La loi du 17 octobre 1962 restreignant les démolitions et transformations de maisons d'habitation prévoit également une autorisation pour démolir ou transformer une maison d'habitation. Et selon le règlement d'application de cette loi du 22 mars 1972, est considéré comme maison d'habitation tout immeuble locatif comportant au moins un tiers des locaux créés à destination de logement. Selon les constatations de l'arrêt déféré, l'immeuble 11 route de Chêne remplit cette condition.
La Cour de justice constate de manière à lier le Tribunal fédéral qu'"à ce jour, l'appelante n'a encore sollicité aucune autorisation de transformer, elle n'a encore établi aucun plan précis pour l'occupation des locaux". Elle considère qu'une telle autorisation devrait être refusée conformément à la législation actuelle et que, partant, les raisons qui ont conduit l'appelante à donner congé à ses locataires ne sauraient être considérées comme valables.
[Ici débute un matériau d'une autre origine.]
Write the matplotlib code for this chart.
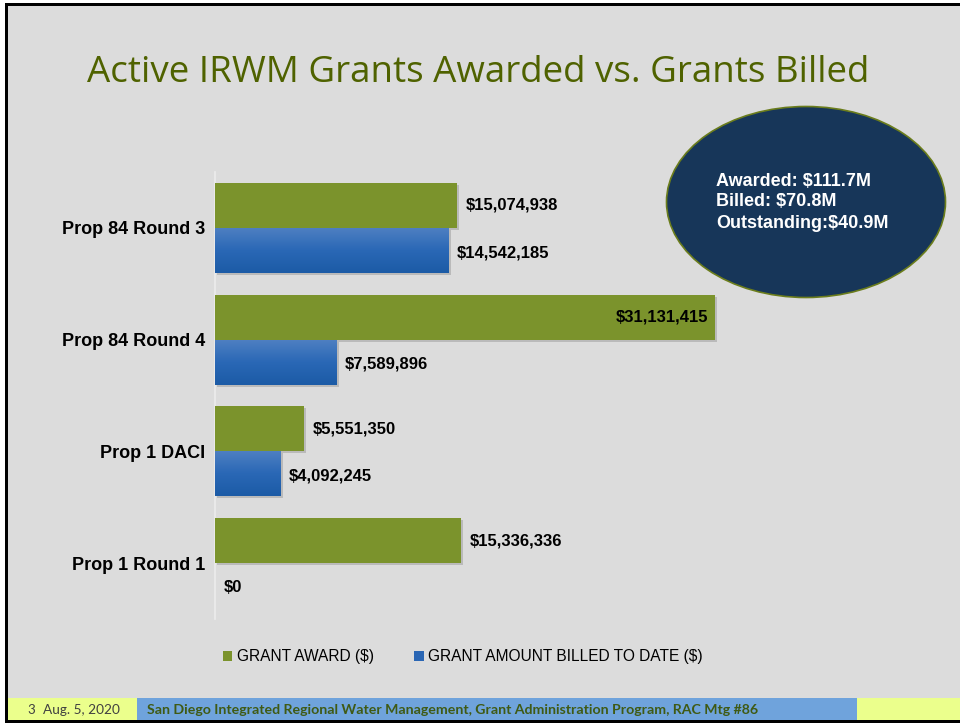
import numpy as np
import matplotlib
matplotlib.use("Agg")
import matplotlib.pyplot as plt
from matplotlib.patches import Rectangle, Ellipse, Patch
from matplotlib import patheffects as pe
from matplotlib.colors import LinearSegmentedColormap

# data
categories = ["Prop 84 Round 3", "Prop 84 Round 4", "Prop 1 DACI", "Prop 1 Round 1"]
grant_award = [15074938, 31131415, 5551350, 15336336]
grant_billed = [14542185, 7589896, 4092245, 0]
series_names = ["GRANT AWARD ($)", "GRANT AMOUNT BILLED TO DATE ($)"]
summary_lines = ["Awarded: $111.7M", "Billed: $70.8M", "Outstanding:$40.9M"]
title = "Active IRWM Grants Awarded vs. Grants Billed"
footer_page = "3"
footer_date = "Aug. 5, 2020"
footer_text = ("San Diego Integrated Regional Water Management, "
               "Grant Administration Program, RAC Mtg #86")

GREEN = "#7b932c"
BLUE = "#2a66b4"
BG = "#dcdcdc"
W, H = 960, 723

fig = plt.figure(figsize=(9.6, 7.23), dpi=100, facecolor="white")


def fx(px):
    return px / W


def fy(py):
    return 1 - py / H


# slide background + border
fig.patches.append(Rectangle((fx(5), 0), 1 - fx(5), fy(3), transform=fig.transFigure,
                             facecolor=BG, edgecolor="none", zorder=-10))
fig.patches.append(Rectangle((fx(5), fy(723)), fx(3), fy(3) - fy(723),
                             transform=fig.transFigure, facecolor="black", zorder=-9))
fig.patches.append(Rectangle((fx(5), fy(6)), 1, fy(3) - fy(6),
                             transform=fig.transFigure, facecolor="black", zorder=-9))
fig.patches.append(Rectangle((fx(5), 0), 1, fy(720),
                             transform=fig.transFigure, facecolor="black", zorder=-9))

# footer strips
fig.patches.append(Rectangle((fx(8), fy(720)), fx(137) - fx(8), fy(698) - fy(720),
                             transform=fig.transFigure, facecolor="#ebff8c", zorder=-8))
fig.patches.append(Rectangle((fx(137), fy(720)), fx(857) - fx(137), fy(698) - fy(720),
                             transform=fig.transFigure, facecolor="#6fa3dc", zorder=-8))
fig.patches.append(Rectangle((fx(857), fy(720)), 1 - fx(857), fy(698) - fy(720),
                             transform=fig.transFigure, facecolor="#ebff8c", zorder=-8))
fig.text(fx(27), fy(710), footer_page, fontsize=9.5, family="Lato", color="#404040",
         va="center", ha="left")
fig.text(fx(43), fy(710), footer_date, fontsize=9.8, family="Lato", color="#404040",
         va="center", ha="left")
fig.text(fx(147), fy(710), footer_text, fontsize=10.2, family="Lato", weight="bold",
         color="#3f5a14", va="center", ha="left")

# title
fig.text(fx(478), fy(73), title, fontsize=26.5, family="Open Sans", color="#4f6200",
         ha="center", va="center")

# chart
ax = fig.add_axes([fx(215), fy(619), fx(740) - fx(215), fy(172) - fy(619)])
ax.set_facecolor("none")
for s in ["top", "right", "bottom"]:
    ax.spines[s].set_visible(False)
ax.spines["left"].set_color("#ececec")
ax.spines["left"].set_linewidth(1.2)
ax.set_xticks([])

ypos = np.arange(len(categories))[::-1]
bh = 0.403
shadow = [pe.SimplePatchShadow(offset=(1.5, -1.5), alpha=0.22, shadow_rgbFace="#444444"),
          pe.Normal()]
bars_g = ax.barh(ypos + bh / 2, grant_award, height=bh, color=GREEN, zorder=3)
bars_b = ax.barh(ypos - bh / 2, grant_billed, height=bh, color=BLUE, zorder=3)
for b in list(bars_g) + list(bars_b):
    if b.get_width() > 0:
        b.set_path_effects(shadow)

# gradient on blue bars
cmap = LinearSegmentedColormap.from_list("bl", ["#1c5ba6", "#2a68b6", "#4f80c2"])
grad = np.linspace(0, 1, 64).reshape(-1, 1)
for b in bars_b:
    if b.get_width() <= 0:
        continue
    x0, y0 = b.get_x(), b.get_y()
    im = ax.imshow(grad, cmap=cmap, aspect="auto", origin="lower",
                   extent=[x0, x0 + b.get_width(), y0, y0 + b.get_height()], zorder=4)
    im.set_clip_path(b)
ax.set_xlim(0, 32.7e6)
ax.set_ylim(-0.5, 3.5)

ax.set_yticks(ypos)
ax.set_yticklabels(categories, fontsize=13, weight="bold", family="Liberation Sans")
ax.tick_params(axis="y", length=0, pad=7)

lab_kw = dict(fontsize=12, weight="bold", family="Liberation Sans", va="center", zorder=6)
for b, v in zip(bars_g, grant_award):
    y = b.get_y() + b.get_height() / 2
    if v > 25e6:
        ax.annotate(f"${v:,.0f}", (v, y), xytext=(-5, 0), textcoords="offset points",
                    ha="right", **lab_kw)
    else:
        ax.annotate(f"${v:,.0f}", (v, y), xytext=(6, 0), textcoords="offset points",
                    ha="left", **lab_kw)
for b, v in zip(bars_b, grant_billed):
    y = b.get_y() + b.get_height() / 2 - 0.02
    ax.annotate(f"${v:,.0f}", (v, y), xytext=(6, 0), textcoords="offset points",
                ha="left", **lab_kw)

handles = [Patch(facecolor=GREEN), Patch(facecolor=BLUE)]
fig.legend(handles, series_names, loc="center", bbox_to_anchor=(fx(463), fy(657)),
           ncol=2, frameon=False, handlelength=0.6, handleheight=0.6, handletextpad=0.3,
           columnspacing=2.6, prop=dict(family="Liberation Sans", size=11.2))

# summary ellipse
fig.patches.append(Ellipse((fx(806), fy(202)), fx(279), fy(0) - fy(191),
                           transform=fig.transFigure, facecolor="#173659",
                           edgecolor="#6b7d1c", linewidth=1.2, zorder=5))
for i, line in enumerate(summary_lines):
    fig.text(fx(716), fy(181 + 21 * i), line, fontsize=13, weight="bold",
             family="Liberation Sans", color="white", ha="left", va="center", zorder=6)

fig.savefig("out.png", dpi=100, facecolor=fig.get_facecolor())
La recourante critique cette appréciation. Elle fait valoir que des autorisations visant à la transformation intérieure de locaux commerciaux ne sont pas impossibles à obtenir. Quant à la loi du 17 octobre 1962, elle ne serait pas applicable ici, puisqu'il n'est nullement question de transformer des logements en locaux commerciaux, mais qu'il s'agit seulement de procéder à certaines transformations à l'intérieur de locaux commerciaux.
Ces questions peuvent demeurer indécises: en tout état de cause, la recourante ne peut se prévaloir de l'art. 267c lettre c CO. Selon la jurisprudence, le besoin personnel du propriétaire au sens de cette disposition existe dès qu'il a des raisons sérieuses d'occuper les locaux et que, dans les circonstances données, ces raisons doivent être considérées comme valables (RO 98 II 108 consid. 3 b et citations). Cette dernière condition n'est pas remplie en l'espèce. En effet, lorsque l'occupation par le propriétaire des locaux dont il a besoin dépend d'une autorisation de transformer ou de démolir, les raisons sérieuses qu'il a à vouloir occuper lesdits locaux ne sont pas valables aussi longtemps qu'il n'a pas obtenu l'autorisation nécessaire. La protection des locataires de logements ou de locaux commerciaux postule qu'ils ne soient contraints à les quitter que si les intentions du propriétaire sont réalisables, et cela dans un avenir proche, afin que les locaux ne restent pas inoccupés.
La recourante n'ayant pas obtenu ni même demandé l'autorisation de transformer, elle ne peut se mettre au bénéfice de l'art. 267 c lettre c CO.
Au demeurant, elle ne conteste pas que la résiliation du bail aurait des conséquences pénibles pour l'intimé. Celles-ci sont indéniables selon l'arrêt attaqué, qui constate que la surface des locaux commerciaux disponibles ne doit pas dépasser 0,01% dans le quartier où se trouve l'immeuble en question, la pénurie étant encore plus grave s'agissant de locaux artisanaux. La prolongation de bail accordée par les premiers juges est ainsi fondée au regard de l'art. 267 a al. 1 CO et le recours doit être rejeté.